Art as a Reflection of Its Time
On Women, Presence and Contemporary Portraiture
Art has never existed outside of time. Every era leaves its imprint, not only in materials or technique, but in what is depicted, how it is portrayed, and what is considered worthy of being seen. My work is inseparable from the moment in which it is created.
Art and the Spirit of an Era
Throughout history, art has functioned as a silent witness to cultural shifts. From classical portraiture that affirmed power and lineage, to modern movements that challenged norms and authority, art has always reflected how societies see themselves, and who is allowed visibility. Contemporary art is no exception. The women portrayed in my work are not imagined ideals. They are reflections of a specific moment in time: a period in which women occupy positions of autonomy, responsibility and visibility, while simultaneously navigating expectation, projection and scrutiny.
This tension defines the present era. And it defines the work.
The Contemporary Female Condition
The modern woman is no longer confined to one role. She is not waiting to be chosen, framed or explained. She makes decisions, personal, professional and cultural. Yet with increased autonomy comes a new complexity: visibility is no longer optional.
Women today are expected to be capable and composed, self-aware and aesthetically conscious, strong and graceful, all at once. This layered reality forms the psychological and visual foundation of my portraits. The women depicted are not muses in the traditional sense. They are not passive subjects. They represent a generation that has internalized agency.
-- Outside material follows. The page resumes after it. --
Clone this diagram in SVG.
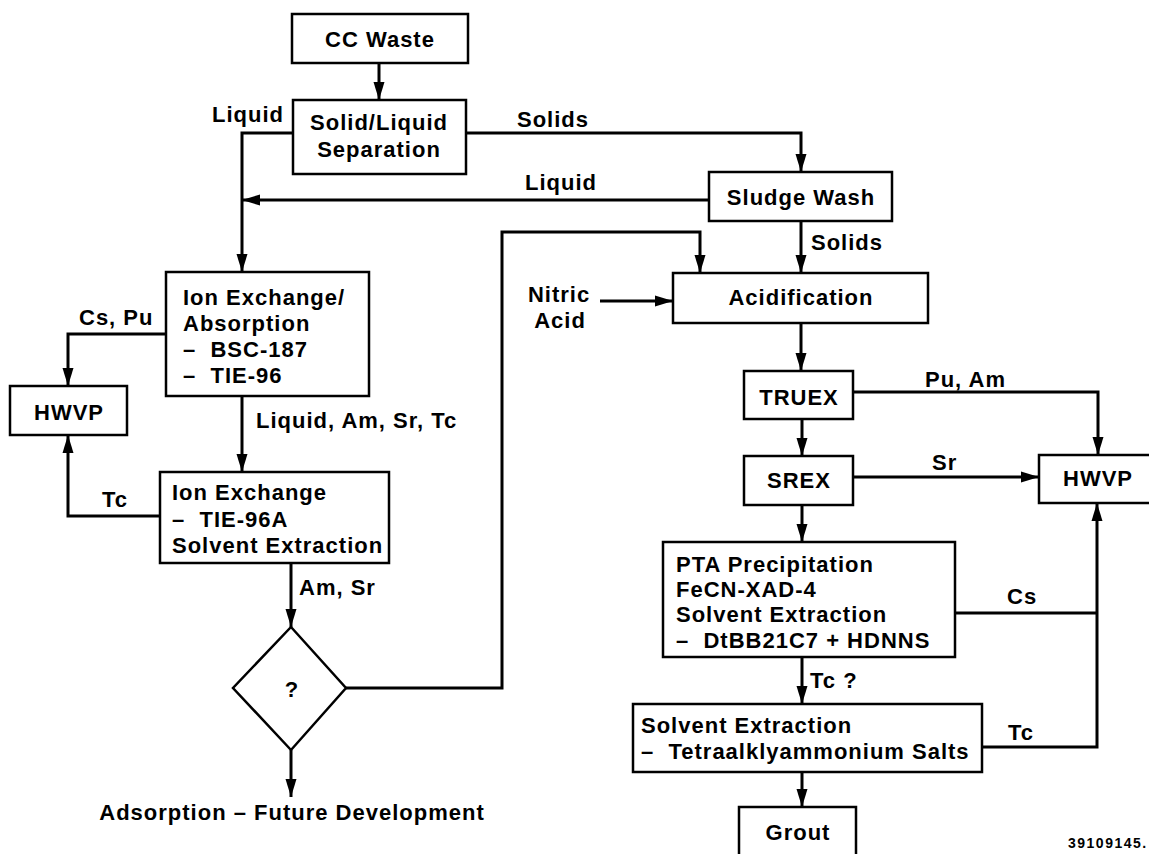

Independence Without Performance
In my work, independence is not illustrated through overt symbols of power. There are no literal signs, no dramatic gestures, no need for explanation. Agency is expressed through presence. Through posture. Through restraint. Through a gaze that does not seek permission. This reflects a cultural shift away from external validation toward internal authority. Strength no longer needs to announce itself. It is assumed.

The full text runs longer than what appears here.